• _Supplied material_:

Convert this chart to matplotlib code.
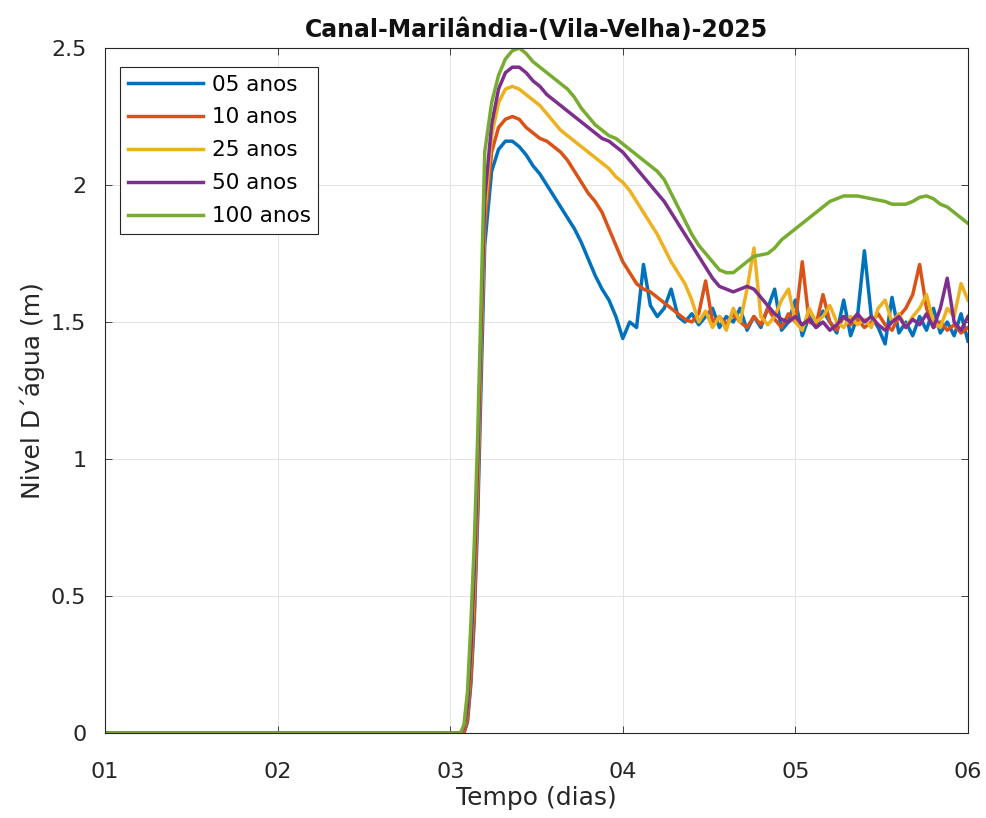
import numpy as np
import matplotlib.pyplot as plt

plt.rcParams['font.family'] = ['DejaVu Sans']

# tempo (dias)
tempo = [1.0, 3.0, 3.06, 3.08, 3.10, 3.12, 3.14, 3.16, 3.18,
         3.20, 3.24, 3.28, 3.32, 3.36, 3.40, 3.44, 3.48, 3.52, 3.56,
         3.60, 3.64, 3.68, 3.72, 3.76, 3.80, 3.84, 3.88, 3.92, 3.96,
         4.00, 4.04, 4.08, 4.12, 4.16, 4.20, 4.24, 4.28, 4.32, 4.36,
         4.40, 4.44, 4.48, 4.52, 4.56, 4.60, 4.64, 4.68, 4.72, 4.76,
         4.80, 4.84, 4.88, 4.92, 4.96, 5.00, 5.04, 5.08, 5.12, 5.16,
         5.20, 5.24, 5.28, 5.32, 5.36, 5.40, 5.44, 5.48, 5.52, 5.56,
         5.60, 5.64, 5.68, 5.72, 5.76, 5.80, 5.84, 5.88, 5.92, 5.96,
         6.00]

nivel_05 = [0, 0, 0, 0.00, 0.04, 0.18, 0.42, 0.80, 1.30,
            1.78, 2.05, 2.13, 2.16, 2.16, 2.14, 2.11, 2.07, 2.04, 2.00,
            1.96, 1.92, 1.88, 1.84, 1.79, 1.73, 1.67, 1.62, 1.58, 1.52,
            1.44, 1.50, 1.48, 1.71, 1.56, 1.52, 1.55, 1.62, 1.52, 1.50,
            1.53, 1.49, 1.52, 1.55, 1.48, 1.52, 1.50, 1.55, 1.47, 1.52,
            1.48, 1.55, 1.62, 1.47, 1.50, 1.58, 1.45, 1.52, 1.48, 1.54,
            1.50, 1.46, 1.58, 1.45, 1.52, 1.76, 1.52, 1.48, 1.42, 1.59,
            1.46, 1.50, 1.45, 1.52, 1.47, 1.55, 1.46, 1.50, 1.45, 1.53,
            1.43]

nivel_10 = [0, 0, 0, 0.00, 0.05, 0.20, 0.45, 0.85, 1.40,
            1.85, 2.12, 2.21, 2.24, 2.25, 2.24, 2.21, 2.19, 2.17, 2.16,
            2.14, 2.12, 2.09, 2.05, 2.01, 1.97, 1.94, 1.90, 1.84, 1.78,
            1.72, 1.68, 1.64, 1.62, 1.61, 1.59, 1.57, 1.55, 1.53, 1.51,
            1.50, 1.53, 1.65, 1.50, 1.52, 1.49, 1.53, 1.50, 1.48, 1.52,
            1.49, 1.55, 1.51, 1.48, 1.53, 1.50, 1.72, 1.50, 1.49, 1.60,
            1.50, 1.47, 1.52, 1.49, 1.51, 1.48, 1.50, 1.53, 1.49, 1.47,
            1.52, 1.55, 1.60, 1.71, 1.55, 1.48, 1.50, 1.47, 1.49, 1.46,
            1.48]

nivel_25 = [0, 0, 0, 0.02, 0.10, 0.28, 0.55, 0.95, 1.45,
            1.90, 2.18, 2.30, 2.35, 2.36, 2.35, 2.33, 2.31, 2.29, 2.26,
            2.23, 2.20, 2.18, 2.16, 2.14, 2.12, 2.10, 2.08, 2.06, 2.03,
            2.01, 1.98, 1.94, 1.90, 1.86, 1.82, 1.77, 1.72, 1.68, 1.64,
            1.58, 1.50, 1.54, 1.48, 1.52, 1.47, 1.55, 1.50, 1.62, 1.77,
            1.52, 1.49, 1.52, 1.58, 1.62, 1.50, 1.47, 1.55, 1.50, 1.52,
            1.56, 1.50, 1.48, 1.52, 1.49, 1.51, 1.48, 1.55, 1.58, 1.50,
            1.53, 1.48, 1.52, 1.55, 1.60, 1.50, 1.48, 1.55, 1.52, 1.64,
            1.58]

nivel_50 = [0, 0, 0, 0.02, 0.10, 0.30, 0.60, 1.00, 1.50,
            1.95, 2.22, 2.35, 2.41, 2.43, 2.43, 2.41, 2.38, 2.36, 2.33,
            2.31, 2.29, 2.27, 2.25, 2.23, 2.21, 2.19, 2.17, 2.16, 2.14,
            2.12, 2.09, 2.06, 2.03, 2.00, 1.97, 1.94, 1.90, 1.86, 1.82,
            1.78, 1.74, 1.70, 1.66, 1.63, 1.62, 1.61, 1.62, 1.63, 1.62,
            1.59, 1.56, 1.53, 1.51, 1.50, 1.52, 1.49, 1.51, 1.48, 1.50,
            1.47, 1.49, 1.52, 1.50, 1.53, 1.50, 1.52, 1.49, 1.47, 1.50,
            1.52, 1.48, 1.51, 1.49, 1.53, 1.48, 1.55, 1.66, 1.50, 1.47,
            1.52]

nivel_100 = [0, 0, 0, 0.03, 0.15, 0.40, 0.70, 1.10, 1.60,
             2.12, 2.30, 2.40, 2.46, 2.49, 2.50, 2.48, 2.45, 2.43, 2.41,
             2.39, 2.37, 2.35, 2.32, 2.28, 2.25, 2.22, 2.20, 2.18, 2.17,
             2.15, 2.13, 2.11, 2.09, 2.07, 2.05, 2.02, 1.97, 1.92, 1.87,
             1.82, 1.78, 1.75, 1.72, 1.69, 1.68, 1.68, 1.70, 1.72, 1.74,
             1.745, 1.75, 1.77, 1.80, 1.82, 1.84, 1.86, 1.88, 1.90, 1.92,
             1.94, 1.95, 1.96, 1.96, 1.96, 1.955, 1.95, 1.945, 1.94, 1.93,
             1.93, 1.93, 1.94, 1.955, 1.96, 1.95, 1.93, 1.92, 1.90, 1.88,
             1.86]

series = [nivel_05, nivel_10, nivel_25, nivel_50, nivel_100]
rotulos = ['05 anos', '10 anos', '25 anos', '50 anos', '100 anos']
cores = ['#0072BD', '#D95319', '#EDB120', '#7E2F8E', '#77AC30']

fig = plt.figure(figsize=(9.87, 8.18), dpi=100)
ax = fig.add_axes([0.1064, 0.1039, 0.8743, 0.8374])

for y, lab, c in zip(series, rotulos, cores):
    ax.plot(tempo, y, color=c, lw=2.5, label=lab)

ax.set_xlim(1, 6)
ax.set_ylim(0, 2.5)
ax.set_xticks([1, 2, 3, 4, 5, 6])
ax.set_xticklabels(['01', '02', '03', '04', '05', '06'])
ax.set_yticks([0, 0.5, 1, 1.5, 2, 2.5])
ax.set_yticklabels(['0', '0.5', '1', '1.5', '2', '2.5'])
ax.tick_params(direction='in', top=True, right=True, labelsize=16,
               colors='#262626', length=5, width=0.6)
ax.tick_params(axis='x', pad=21)
ax.tick_params(axis='y', pad=13.5)
ax.grid(True, color='#e3e3e3', lw=0.7)
for s in ax.spines.values():
    s.set_color('#262626')
    s.set_linewidth(0.8)

ax.set_xlabel('Tempo (dias)', fontsize=18, color='#262626', labelpad=3)
ax.set_ylabel('Nivel D´água (m)', fontsize=18, color='#262626', labelpad=4)
ax.set_title('Canal-Marilândia-(Vila-Velha)-2025', fontsize=17,
             fontweight='bold', color='#111111', pad=8)

leg = ax.legend(loc='upper left', bbox_to_anchor=(0.0175, 0.9723), fontsize=15.5,
                handlelength=3.5, handletextpad=0.4, fancybox=False, framealpha=1,
                edgecolor='#262626', borderpad=0.35, labelspacing=0.6,
                borderaxespad=0)
leg.get_frame().set_linewidth(0.8)

fig.savefig('out.png', dpi=100)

• _Short problem_:
Copy out each line exactly, without the pictures.

• _Result of the exercise_:
Convert this chart to matplotlib code.
import numpy as np
import matplotlib.pyplot as plt

plt.rcParams['font.family'] = ['DejaVu Sans']

# tempo (dias)
tempo = [1.0, 3.0, 3.06, 3.08, 3.10, 3.12, 3.14, 3.16, 3.18,
         3.20, 3.24, 3.28, 3.32, 3.36, 3.40, 3.44, 3.48, 3.52, 3.56,
         3.60, 3.64, 3.68, 3.72, 3.76, 3.80, 3.84, 3.88, 3.92, 3.96,
         4.00, 4.04, 4.08, 4.12, 4.16, 4.20, 4.24, 4.28, 4.32, 4.36,
         4.40, 4.44, 4.48, 4.52, 4.56, 4.60, 4.64, 4.68, 4.72, 4.76,
         4.80, 4.84, 4.88, 4.92, 4.96, 5.00, 5.04, 5.08, 5.12, 5.16,
         5.20, 5.24, 5.28, 5.32, 5.36, 5.40, 5.44, 5.48, 5.52, 5.56,
         5.60, 5.64, 5.68, 5.72, 5.76, 5.80, 5.84, 5.88, 5.92, 5.96,
         6.00]

nivel_05 = [0, 0, 0, 0.00, 0.04, 0.18, 0.42, 0.80, 1.30,
            1.78, 2.05, 2.13, 2.16, 2.16, 2.14, 2.11, 2.07, 2.04, 2.00,
            1.96, 1.92, 1.88, 1.84, 1.79, 1.73, 1.67, 1.62, 1.58, 1.52,
            1.44, 1.50, 1.48, 1.71, 1.56, 1.52, 1.55, 1.62, 1.52, 1.50,
            1.53, 1.49, 1.52, 1.55, 1.48, 1.52, 1.50, 1.55, 1.47, 1.52,
            1.48, 1.55, 1.62, 1.47, 1.50, 1.58, 1.45, 1.52, 1.48, 1.54,
            1.50, 1.46, 1.58, 1.45, 1.52, 1.76, 1.52, 1.48, 1.42, 1.59,
            1.46, 1.50, 1.45, 1.52, 1.47, 1.55, 1.46, 1.50, 1.45, 1.53,
            1.43]

nivel_10 = [0, 0, 0, 0.00, 0.05, 0.20, 0.45, 0.85, 1.40,
            1.85, 2.12, 2.21, 2.24, 2.25, 2.24, 2.21, 2.19, 2.17, 2.16,
            2.14, 2.12, 2.09, 2.05, 2.01, 1.97, 1.94, 1.90, 1.84, 1.78,
            1.72, 1.68, 1.64, 1.62, 1.61, 1.59, 1.57, 1.55, 1.53, 1.51,
            1.50, 1.53, 1.65, 1.50, 1.52, 1.49, 1.53, 1.50, 1.48, 1.52,
            1.49, 1.55, 1.51, 1.48, 1.53, 1.50, 1.72, 1.50, 1.49, 1.60,
            1.50, 1.47, 1.52, 1.49, 1.51, 1.48, 1.50, 1.53, 1.49, 1.47,
            1.52, 1.55, 1.60, 1.71, 1.55, 1.48, 1.50, 1.47, 1.49, 1.46,
            1.48]

nivel_25 = [0, 0, 0, 0.02, 0.10, 0.28, 0.55, 0.95, 1.45,
            1.90, 2.18, 2.30, 2.35, 2.36, 2.35, 2.33, 2.31, 2.29, 2.26,
            2.23, 2.20, 2.18, 2.16, 2.14, 2.12, 2.10, 2.08, 2.06, 2.03,
            2.01, 1.98, 1.94, 1.90, 1.86, 1.82, 1.77, 1.72, 1.68, 1.64,
            1.58, 1.50, 1.54, 1.48, 1.52, 1.47, 1.55, 1.50, 1.62, 1.77,
            1.52, 1.49, 1.52, 1.58, 1.62, 1.50, 1.47, 1.55, 1.50, 1.52,
            1.56, 1.50, 1.48, 1.52, 1.49, 1.51, 1.48, 1.55, 1.58, 1.50,
            1.53, 1.48, 1.52, 1.55, 1.60, 1.50, 1.48, 1.55, 1.52, 1.64,
            1.58]

nivel_50 = [0, 0, 0, 0.02, 0.10, 0.30, 0.60, 1.00, 1.50,
            1.95, 2.22, 2.35, 2.41, 2.43, 2.43, 2.41, 2.38, 2.36, 2.33,
            2.31, 2.29, 2.27, 2.25, 2.23, 2.21, 2.19, 2.17, 2.16, 2.14,
            2.12, 2.09, 2.06, 2.03, 2.00, 1.97, 1.94, 1.90, 1.86, 1.82,
            1.78, 1.74, 1.70, 1.66, 1.63, 1.62, 1.61, 1.62, 1.63, 1.62,
            1.59, 1.56, 1.53, 1.51, 1.50, 1.52, 1.49, 1.51, 1.48, 1.50,
            1.47, 1.49, 1.52, 1.50, 1.53, 1.50, 1.52, 1.49, 1.47, 1.50,
            1.52, 1.48, 1.51, 1.49, 1.53, 1.48, 1.55, 1.66, 1.50, 1.47,
            1.52]

nivel_100 = [0, 0, 0, 0.03, 0.15, 0.40, 0.70, 1.10, 1.60,
             2.12, 2.30, 2.40, 2.46, 2.49, 2.50, 2.48, 2.45, 2.43, 2.41,
             2.39, 2.37, 2.35, 2.32, 2.28, 2.25, 2.22, 2.20, 2.18, 2.17,
             2.15, 2.13, 2.11, 2.09, 2.07, 2.05, 2.02, 1.97, 1.92, 1.87,
             1.82, 1.78, 1.75, 1.72, 1.69, 1.68, 1.68, 1.70, 1.72, 1.74,
             1.745, 1.75, 1.77, 1.80, 1.82, 1.84, 1.86, 1.88, 1.90, 1.92,
             1.94, 1.95, 1.96, 1.96, 1.96, 1.955, 1.95, 1.945, 1.94, 1.93,
             1.93, 1.93, 1.94, 1.955, 1.96, 1.95, 1.93, 1.92, 1.90, 1.88,
             1.86]

series = [nivel_05, nivel_10, nivel_25, nivel_50, nivel_100]
rotulos = ['05 anos', '10 anos', '25 anos', '50 anos', '100 anos']
cores = ['#0072BD', '#D95319', '#EDB120', '#7E2F8E', '#77AC30']

fig = plt.figure(figsize=(9.87, 8.18), dpi=100)
ax = fig.add_axes([0.1064, 0.1039, 0.8743, 0.8374])

for y, lab, c in zip(series, rotulos, cores):
    ax.plot(tempo, y, color=c, lw=2.5, label=lab)

ax.set_xlim(1, 6)
ax.set_ylim(0, 2.5)
ax.set_xticks([1, 2, 3, 4, 5, 6])
ax.set_xticklabels(['01', '02', '03', '04', '05', '06'])
ax.set_yticks([0, 0.5, 1, 1.5, 2, 2.5])
ax.set_yticklabels(['0', '0.5', '1', '1.5', '2', '2.5'])
ax.tick_params(direction='in', top=True, right=True, labelsize=16,
               colors='#262626', length=5, width=0.6)
ax.tick_params(axis='x', pad=21)
ax.tick_params(axis='y', pad=13.5)
ax.grid(True, color='#e3e3e3', lw=0.7)
for s in ax.spines.values():
    s.set_color('#262626')
    s.set_linewidth(0.8)

ax.set_xlabel('Tempo (dias)', fontsize=18, color='#262626', labelpad=3)
ax.set_ylabel('Nivel D´água (m)', fontsize=18, color='#262626', labelpad=4)
ax.set_title('Canal-Marilândia-(Vila-Velha)-2025', fontsize=17,
             fontweight='bold', color='#111111', pad=8)

leg = ax.legend(loc='upper left', bbox_to_anchor=(0.0175, 0.9723), fontsize=15.5,
                handlelength=3.5, handletextpad=0.4, fancybox=False, framealpha=1,
                edgecolor='#262626', borderpad=0.35, labelspacing=0.6,
                borderaxespad=0)
leg.get_frame().set_linewidth(0.8)

fig.savefig('out.png', dpi=100)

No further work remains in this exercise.